Sheikh Arimiyao Shaibu, the National Chief Imam's spokesperson, is warning politicians who used youth in the Zongo communities for their negative projects to back off because, as he put it, “Zongo youth were made for more important assignments.”
Speaking during a media engagement organized by the Light Foundation, a Non-Governmental Organization (NGO), at the Coconut Grove Hotel, last Tuesday, he did not mince words about the harsh rhetoric being spewed over the compilation of a new voters' register by political actors.
“Response from political actors portends danger for our country as it appears that young people are being prepared for action,” he said.
Speaking passionately about the subject, he recalled how two Muslims appeared before the commission respectively as perpetrator and victim.
“Both of them did not have any good place within the scheme of things. Even for them to speak, they needed an interpreter, while all others who came there spoke on their own and with their lawyers,” he said.
The time, he said, was therefore right for Muslims to strongly reject any politician who sought to exploit the vulnerability of Muslim youth with the mindset of using violence as a means of political expression.
He added that “we must speak against this with the strongest of voice and say this across to Muslims and non Muslims alike,” adding that the exploitation of Zongo youth for violence is unacceptable.
He called on all Muslims to reject messages of violence that came to them, as he hinged his position on Islam's opposition to violence as enshrined in the scriptures.

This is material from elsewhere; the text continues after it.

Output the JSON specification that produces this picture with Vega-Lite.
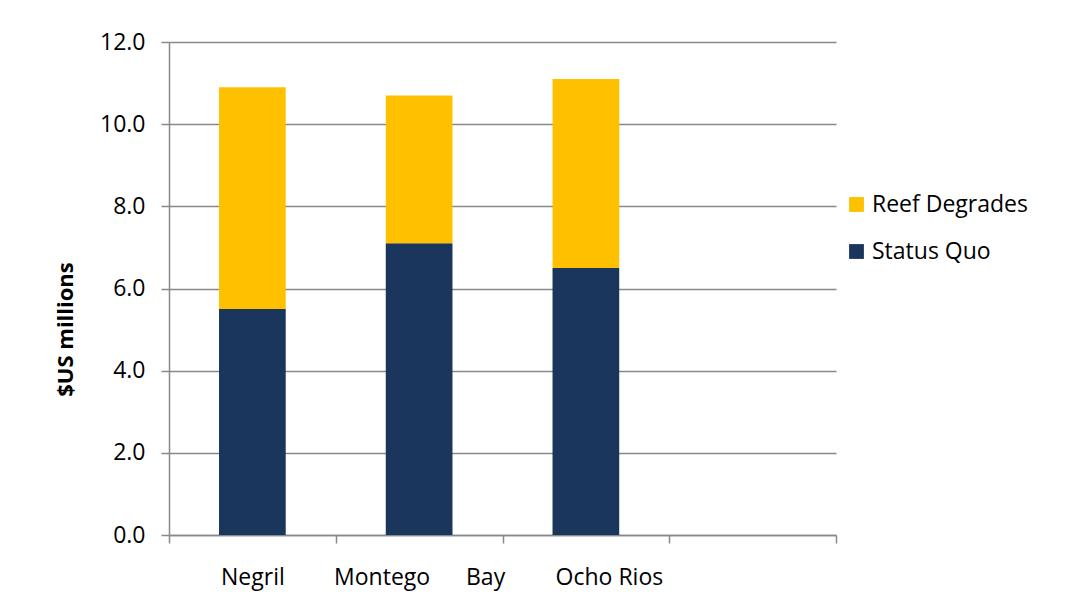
{
  "$schema": "https://vega.github.io/schema/vega-lite/v6.json",
  "width": 667,
  "height": 493,
  "autosize": {"type": "none"},
  "padding": {"left": 169, "top": 42, "right": 239, "bottom": 79},
  "background": "white",
  "config": {"view": {"stroke": null}, "font": "Open Sans"},
  "data": {
    "values": [
      {"location": "Negril", "series": "Status Quo", "value": 5.5},
      {"location": "Negril", "series": "Reef Degrades", "value": 5.4},
      {"location": "Montego Bay", "series": "Status Quo", "value": 7.1},
      {"location": "Montego Bay", "series": "Reef Degrades", "value": 3.6},
      {"location": "Ocho Rios", "series": "Status Quo", "value": 6.5},
      {"location": "Ocho Rios", "series": "Reef Degrades", "value": 4.6}
    ]
  },
  "mark": {"type": "bar", "width": {"band": 0.4}},
  "encoding": {
    "x": {
      "field": "location",
      "type": "nominal",
      "sort": null,
      "scale": {"domain": ["Negril", "Montego Bay", "Ocho Rios", ""], "paddingInner": 0, "paddingOuter": 0},
      "axis": {
        "title": null,
        "tickBand": "extent",
        "labelAngle": 0,
        "domainColor": "#898989",
        "domainWidth": 1.5,
        "tickColor": "#898989",
        "tickWidth": 1.5,
        "tickSize": 8,
        "labelPadding": 23,
        "labelFontSize": 23,
        "labelColor": "black",
        "grid": false,
        "labelOffset": {"condition": {"test": "datum.value == 'Ocho Rios'", "value": 23}, "value": 0},
        "labelExpr": "datum.value == 'Montego Bay' ? 'Montego\u00a0\u00a0\u00a0\u00a0\u00a0\u00a0Bay' : datum.label"
      }
    },
    "y": {
      "field": "value",
      "type": "quantitative",
      "stack": "zero",
      "scale": {"domain": [0, 12]},
      "axis": {
        "title": "$US millions",
        "values": [0, 2, 4, 6, 8, 10, 12],
        "format": ".1f",
        "grid": true,
        "gridColor": "#898989",
        "gridWidth": 1.5,
        "domainColor": "#898989",
        "domainWidth": 1.5,
        "tickColor": "#898989",
        "tickWidth": 1.5,
        "tickSize": 8,
        "labelPadding": 16,
        "labelFontSize": 23,
        "labelColor": "black",
        "titleFontSize": 22,
        "titleFontWeight": "bold",
        "titleColor": "black",
        "titlePadding": 22,
        "titleY": 287
      }
    },
    "color": {
      "field": "series",
      "type": "nominal",
      "scale": {"domain": ["Reef Degrades", "Status Quo"], "range": ["#FFC000", "#1B365D"]},
      "legend": {
        "title": null,
        "orient": "none",
        "legendX": 676,
        "legendY": 151,
        "symbolType": "square",
        "symbolSize": 220,
        "symbolStrokeWidth": 0,
        "labelFontSize": 23,
        "labelColor": "black",
        "labelOffset": 4,
        "rowPadding": 23
      }
    },
    "order": {"field": "series", "sort": "descending"}
  }
}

Islam, he emphasized, was about peace and so, as he put it, “let us be peaceful.”
Vigilantism, now outlawed in the country, he said, came in different forms; and Muslims should take note and act accordingly to nip it in the bud.
On Covid-19, he observed that the protocols were being breached during social activities and advised that this behavior should be reversed.
“I take inspiration from the President's words that we should all take responsibility of ourselves,” he added.
On why the National Chief Imam has suspended prayers at the Abossey Okai Central Mosque, he said it would be impossible to apply the protocols given the number of persons who turned up for prayers there on Fridays.
In institutional mosques such as the King Abdul Aziz Mosque at Burma Camp and the Cantonments Police Mosque, including small facilities, however, the task of adhering to the hygiene protocols was not difficult, he said.
He also took issues with the politicization of Covid-19 information and fake news related to the subject. These led to the challenges in adhering to the protocols, he said, adding that these have led to the return to what he describes as the old normalcy.
Present at the event was the Executive Secretary of the National Peace Council, George Amoh, who hinted about the implementation of a roadmap towards the achievement of a peaceful and violent-free election. Also present were Rear Admiral Muniru Tahiru (rtd), Chairman of the Zongo Development Fund and other dignitaries.